Diane Brown added: “Now Magdalen Street and Brook Street are constantly backed up with traffic, same going up East Hill towards Queen Street.

“Must be horrendous for the people that live there. Just put it back how it was, this closure has achieved nothing.”

The part pedestrianisation has been tried before in Colchester High Street but proved to be unsuccessful.

Some readers wanted to see a move to make the town more pedestrian friendly.

Tina Cave said: “Why is it that Chelmsford can cope and Ipswich can cope but Colchester is unable to function unless they can drive their car everywhere.”

Tim Webb added: “It hasn’t worked but it needs policing more to make it pedestrian friendly. Brilliant idea to ban all the cars - a few more weekly spot checks so people know would come in handy.”

Ahead of the anniversary the Gazette asked readers their thoughts on the ban with more than 300 people responding to our polls.

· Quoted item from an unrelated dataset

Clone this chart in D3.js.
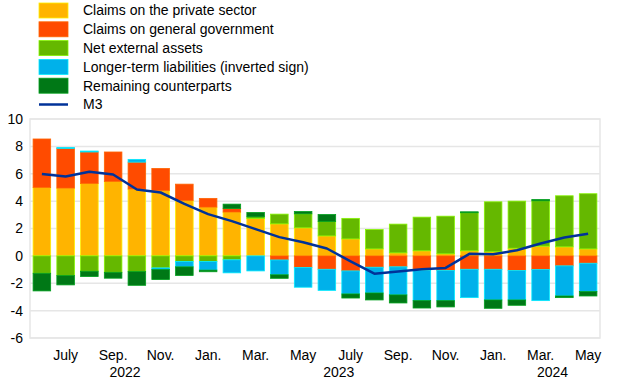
<!DOCTYPE html>
<html>
<head>
<meta charset="utf-8">
<script src="https://cdn.jsdelivr.net/npm/d3@7"></script>
<style>
  body { margin: 0; background: #fff; }
  svg text { font-family: "Liberation Sans", Arial, sans-serif; font-size: 14px; fill: #000; }
</style>
</head>
<body>
<svg id="chart" width="620" height="387"></svg>
<script>
// months June 2022 - May 2024
var months = ["2022-06","2022-07","2022-08","2022-09","2022-10","2022-11","2022-12",
  "2023-01","2023-02","2023-03","2023-04","2023-05","2023-06","2023-07","2023-08","2023-09","2023-10","2023-11","2023-12",
  "2024-01","2024-02","2024-03","2024-04","2024-05"];

var privateSector = [5.0, 4.95, 5.29, 5.44, 4.88, 4.78, 4.05, 3.56, 3.2, 2.73, 2.34, 2.05, 1.46, 1.24, 0.51, 0.22, 0.37, 0.15, 0.37, 0.3, 0.56, 0.71, 0.66, 0.51];
var generalGov = [3.54, 2.9, 2.3, 2.15, 1.97, 1.61, 1.19, 0.64, 0.26, 0, -0.3, -0.85, -0.98, -1.1, -0.83, -0.8, -1.07, -1.07, -0.98, -0.98, -1.07, -1.0, -0.73, -0.54];
var netExternal = [-1.27, -1.44, -1.12, -1.2, -1.15, -0.88, -0.41, -0.41, -0.29, 0.12, 0.71, 1.02, 1.05, 1.5, 1.41, 2.1, 2.46, 2.75, 2.78, 3.65, 3.44, 3.31, 3.73, 4.03];
var longerTerm = [0, 0.07, 0.07, 0, 0.2, -0.12, -0.39, -0.63, -0.95, -1.1, -1.08, -1.44, -1.54, -1.68, -1.88, -2.05, -2.2, -2.2, -2.07, -2.24, -2.15, -2.27, -2.2, -2.07];
var remaining = [-1.29, -0.68, -0.39, -0.43, -1.0, -0.73, -0.63, -0.12, 0.32, 0.32, -0.26, 0.17, 0.51, -0.3, -0.51, -0.59, -0.54, -0.46, 0.07, -0.61, -0.39, 0.1, -0.12, -0.32];
var m3 = [5.98, 5.8, 6.15, 5.95, 4.85, 4.63, 3.8, 3.05, 2.54, 1.95, 1.37, 1.0, 0.54, -0.4, -1.3, -1.15, -0.98, -0.88, 0.15, 0.12, 0.41, 0.9, 1.34, 1.61];

var seriesNames = ["Claims on the private sector", "Claims on general government", "Net external assets",
  "Longer-term liabilities (inverted sign)", "Remaining counterparts"];
var seriesColors = ["#FFB400", "#FF4B00", "#65B800", "#00B1EA", "#007816"];
var lineName = "M3";
var lineColor = "#003299";

var tickMonths = ["2022-07","2022-09","2022-11","2023-01","2023-03","2023-05","2023-07","2023-09","2023-11","2024-01","2024-03","2024-05"];
var tickLabels = ["July","Sep.","Nov.","Jan.","Mar.","May","July","Sep.","Nov.","Jan.","Mar.","May"];
var yearLabels = ["2022", "2023", "2024"];
var yearAnchors = ["2022-10", "2023-07", "2024-04"];
var yTicks = [-6, -4, -2, 0, 2, 4, 6, 8, 10];

var svg = d3.select("#chart");
var plotLeft = 30, plotRight = 600, plotTop = 119, plotBottom = 338;

var x = d3.scaleBand().domain(months).range([plotLeft, plotRight]).paddingInner(0.26).paddingOuter(0.13);
var y = d3.scaleLinear().domain([-6, 10]).range([plotBottom, plotTop]);

// table for the stack
var table = months.map(function(m, i) {
  return { month: m, s0: privateSector[i], s1: generalGov[i], s2: netExternal[i], s3: longerTerm[i], s4: remaining[i] };
});
var keys = ["s0", "s1", "s2", "s3", "s4"];
var stacked = d3.stack().keys(keys).offset(d3.stackOffsetDiverging)(table);

// gridlines
svg.append("g").selectAll("line")
  .data(yTicks)
  .enter().append("line")
  .attr("x1", plotLeft).attr("x2", plotRight)
  .attr("y1", function(d) { return y(d); })
  .attr("y2", function(d) { return y(d); })
  .attr("stroke", "#e6e6e6")
  .attr("stroke-width", 1.5);

// frame
svg.append("rect")
  .attr("x", plotLeft).attr("y", plotTop)
  .attr("width", plotRight - plotLeft).attr("height", plotBottom - plotTop)
  .attr("fill", "none").attr("stroke", "#e6e6e6").attr("stroke-width", 1.5);

// y axis labels
svg.append("g").selectAll("text")
  .data(yTicks)
  .enter().append("text")
  .attr("x", 23)
  .attr("y", function(d) { return y(d); })
  .attr("dy", "0.35em")
  .attr("text-anchor", "end")
  .text(function(d) { return d; });

// bars
svg.append("g").selectAll("g")
  .data(stacked)
  .enter().append("g")
  .attr("fill", function(d, i) { return seriesColors[i]; })
  .attr("stroke", function(d, i) { return d3.color(seriesColors[i]).brighter(0.8); })
  .attr("stroke-width", 0.8)
  .selectAll("rect")
  .data(function(d) { return d; })
  .enter().append("rect")
  .attr("x", function(d) { return x(d.data.month); })
  .attr("width", x.bandwidth())
  .attr("y", function(d) { return y(Math.max(d[0], d[1])); })
  .attr("height", function(d) { return Math.abs(y(d[0]) - y(d[1])); });

// M3 line
var line = d3.line()
  .x(function(d, i) { return x(months[i]) + x.bandwidth() / 2; })
  .y(function(d) { return y(d); });

svg.append("path")
  .datum(m3)
  .attr("d", line)
  .attr("fill", "none")
  .attr("stroke", lineColor)
  .attr("stroke-width", 2.5)
  .attr("stroke-linejoin", "round");

// x axis month labels
var xAxis = d3.axisBottom(x)
  .tickValues(tickMonths)
  .tickFormat(function(d) { return tickLabels[tickMonths.indexOf(d)]; })
  .tickSize(0)
  .tickPadding(0);

var gx = svg.append("g")
  .attr("transform", "translate(0," + 350 + ")")
  .call(xAxis);
gx.select(".domain").remove();
gx.selectAll("text").attr("font-size", 14).attr("font-family", "Liberation Sans, Arial, sans-serif").attr("fill", "#000");

// year labels
var gap = (x.step() - x.bandwidth()) / 2;
svg.append("g").selectAll("text")
  .data(yearLabels)
  .enter().append("text")
  .attr("x", function(d, i) { return x(yearAnchors[i]) - gap; })
  .attr("y", 377)
  .attr("text-anchor", "middle")
  .text(function(d) { return d; });

// legend
var legend = svg.append("g");
seriesNames.forEach(function(name, i) {
  var ly = 3 + i * 18.8;
  legend.append("rect")
    .attr("x", 39).attr("y", ly)
    .attr("width", 29).attr("height", 15)
    .attr("fill", seriesColors[i])
    .attr("stroke", d3.color(seriesColors[i]).brighter(0.8))
    .attr("stroke-width", 0.8);
  legend.append("text")
    .attr("x", 83).attr("y", ly + 7.5)
    .attr("dy", "0.35em")
    .text(name);
});
var lly = 3 + 5 * 18.8 + 7.5;
legend.append("line")
  .attr("x1", 39).attr("x2", 68)
  .attr("y1", lly).attr("y2", lly)
  .attr("stroke", lineColor).attr("stroke-width", 2.5);
legend.append("text")
  .attr("x", 83).attr("y", lly)
  .attr("dy", "0.35em")
  .text(lineName);
</script>
</body>
</html>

In total 61 per cent of people who took part wanted to see the rules reverted back, while 31 per cent said it had worked.

A further 44 per cent said they would be happy for it to be part time, 52 per cent said they would not and three per cent were undecided.

A spokesman for Essex Highways said: “ Despite some non-compliance by car drivers, it has been a better experience for pedestrians, helped increase safety for cyclists, supported a move to improve air quality and generally reduced traffic in the central area of Colchester town.

“The proposal now is to retain restrictions on the High Street, but part-time, for example from Monday to Saturday 7am to 7pm.

"This will greatly reduce peak-time traffic, but enable the night-time economy and deliveries.

“We propose to retain the bollards at the junctions with West Stockwell Street, East Stockwell Street, George Street and Maidenborough Street, to continue to protect the Dutch Quarter from through traffic.

“We will work closely with the business community on the scheme details.”

“Any further High Street restriction is subject to a ‘Traffic Regulation Order’ consultation, a legal process required before any changes are made permanent, planned for the autumn.”